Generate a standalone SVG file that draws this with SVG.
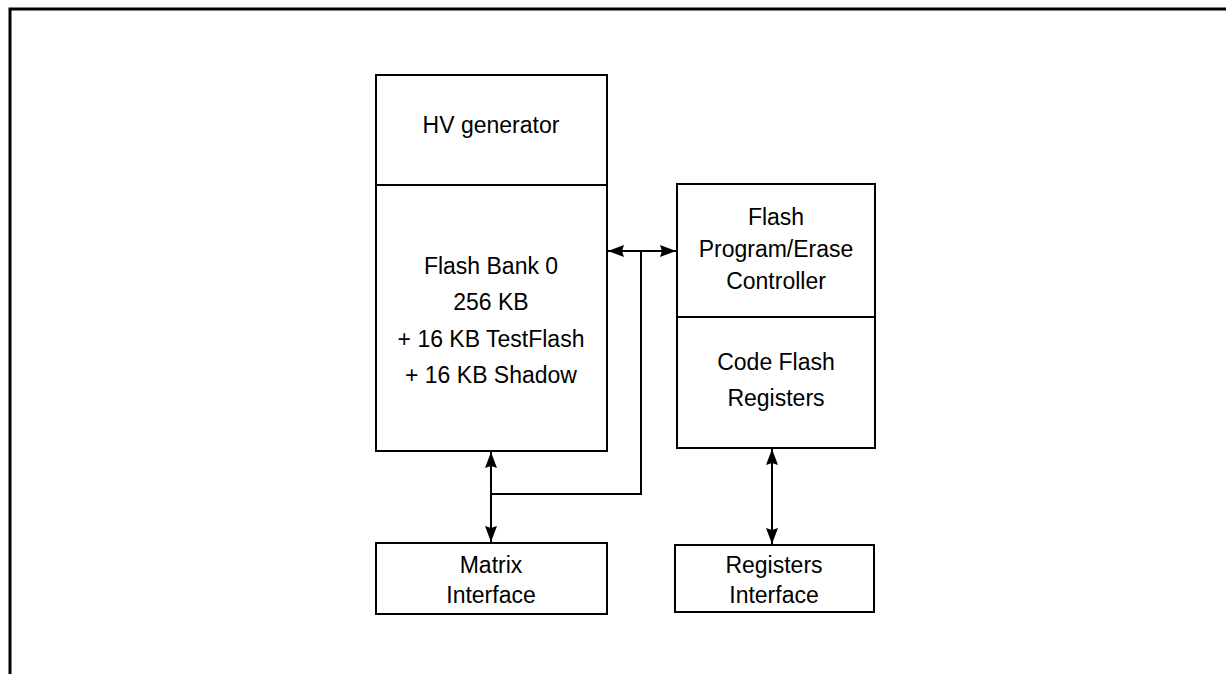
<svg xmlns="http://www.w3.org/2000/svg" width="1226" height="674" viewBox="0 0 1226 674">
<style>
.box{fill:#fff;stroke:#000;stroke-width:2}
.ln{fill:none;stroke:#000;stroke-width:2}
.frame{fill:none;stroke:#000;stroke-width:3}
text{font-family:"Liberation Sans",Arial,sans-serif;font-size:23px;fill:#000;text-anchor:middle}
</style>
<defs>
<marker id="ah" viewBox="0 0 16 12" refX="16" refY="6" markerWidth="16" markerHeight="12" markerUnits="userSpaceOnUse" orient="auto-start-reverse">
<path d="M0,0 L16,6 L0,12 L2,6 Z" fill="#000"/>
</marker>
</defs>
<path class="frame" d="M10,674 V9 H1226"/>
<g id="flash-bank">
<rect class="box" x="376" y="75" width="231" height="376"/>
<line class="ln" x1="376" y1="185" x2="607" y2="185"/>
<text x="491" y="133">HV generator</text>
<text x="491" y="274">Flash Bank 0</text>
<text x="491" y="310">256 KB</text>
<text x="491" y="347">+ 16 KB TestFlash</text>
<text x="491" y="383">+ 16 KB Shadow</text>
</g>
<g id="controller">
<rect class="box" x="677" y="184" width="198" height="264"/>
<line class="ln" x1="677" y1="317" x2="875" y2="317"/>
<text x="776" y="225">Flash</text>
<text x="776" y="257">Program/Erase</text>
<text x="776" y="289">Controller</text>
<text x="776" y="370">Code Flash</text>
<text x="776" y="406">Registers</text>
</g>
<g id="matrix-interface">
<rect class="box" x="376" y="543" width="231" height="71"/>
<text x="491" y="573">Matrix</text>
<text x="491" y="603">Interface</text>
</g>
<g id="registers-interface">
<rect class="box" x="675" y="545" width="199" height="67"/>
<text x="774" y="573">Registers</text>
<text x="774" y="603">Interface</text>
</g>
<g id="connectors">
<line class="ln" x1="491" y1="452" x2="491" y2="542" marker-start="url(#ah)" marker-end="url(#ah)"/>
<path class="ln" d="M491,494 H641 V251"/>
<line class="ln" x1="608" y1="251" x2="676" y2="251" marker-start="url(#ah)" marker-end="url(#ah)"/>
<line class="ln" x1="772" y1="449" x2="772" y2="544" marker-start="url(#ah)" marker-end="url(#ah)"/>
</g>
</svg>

**WHAT YOU ARE ASKED TO DO**
Omitting all images, print the listing exactly.

**SOLVED EXERCISE**
Generate a standalone SVG file that draws this with SVG.
<svg xmlns="http://www.w3.org/2000/svg" width="1226" height="674" viewBox="0 0 1226 674">
<style>
.box{fill:#fff;stroke:#000;stroke-width:2}
.ln{fill:none;stroke:#000;stroke-width:2}
.frame{fill:none;stroke:#000;stroke-width:3}
text{font-family:"Liberation Sans",Arial,sans-serif;font-size:23px;fill:#000;text-anchor:middle}
</style>
<defs>
<marker id="ah" viewBox="0 0 16 12" refX="16" refY="6" markerWidth="16" markerHeight="12" markerUnits="userSpaceOnUse" orient="auto-start-reverse">
<path d="M0,0 L16,6 L0,12 L2,6 Z" fill="#000"/>
</marker>
</defs>
<path class="frame" d="M10,674 V9 H1226"/>
<g id="flash-bank">
<rect class="box" x="376" y="75" width="231" height="376"/>
<line class="ln" x1="376" y1="185" x2="607" y2="185"/>
<text x="491" y="133">HV generator</text>
<text x="491" y="274">Flash Bank 0</text>
<text x="491" y="310">256 KB</text>
<text x="491" y="347">+ 16 KB TestFlash</text>
<text x="491" y="383">+ 16 KB Shadow</text>
</g>
<g id="controller">
<rect class="box" x="677" y="184" width="198" height="264"/>
<line class="ln" x1="677" y1="317" x2="875" y2="317"/>
<text x="776" y="225">Flash</text>
<text x="776" y="257">Program/Erase</text>
<text x="776" y="289">Controller</text>
<text x="776" y="370">Code Flash</text>
<text x="776" y="406">Registers</text>
</g>
<g id="matrix-interface">
<rect class="box" x="376" y="543" width="231" height="71"/>
<text x="491" y="573">Matrix</text>
<text x="491" y="603">Interface</text>
</g>
<g id="registers-interface">
<rect class="box" x="675" y="545" width="199" height="67"/>
<text x="774" y="573">Registers</text>
<text x="774" y="603">Interface</text>
</g>
<g id="connectors">
<line class="ln" x1="491" y1="452" x2="491" y2="542" marker-start="url(#ah)" marker-end="url(#ah)"/>
<path class="ln" d="M491,494 H641 V251"/>
<line class="ln" x1="608" y1="251" x2="676" y2="251" marker-start="url(#ah)" marker-end="url(#ah)"/>
<line class="ln" x1="772" y1="449" x2="772" y2="544" marker-start="url(#ah)" marker-end="url(#ah)"/>
</g>
</svg>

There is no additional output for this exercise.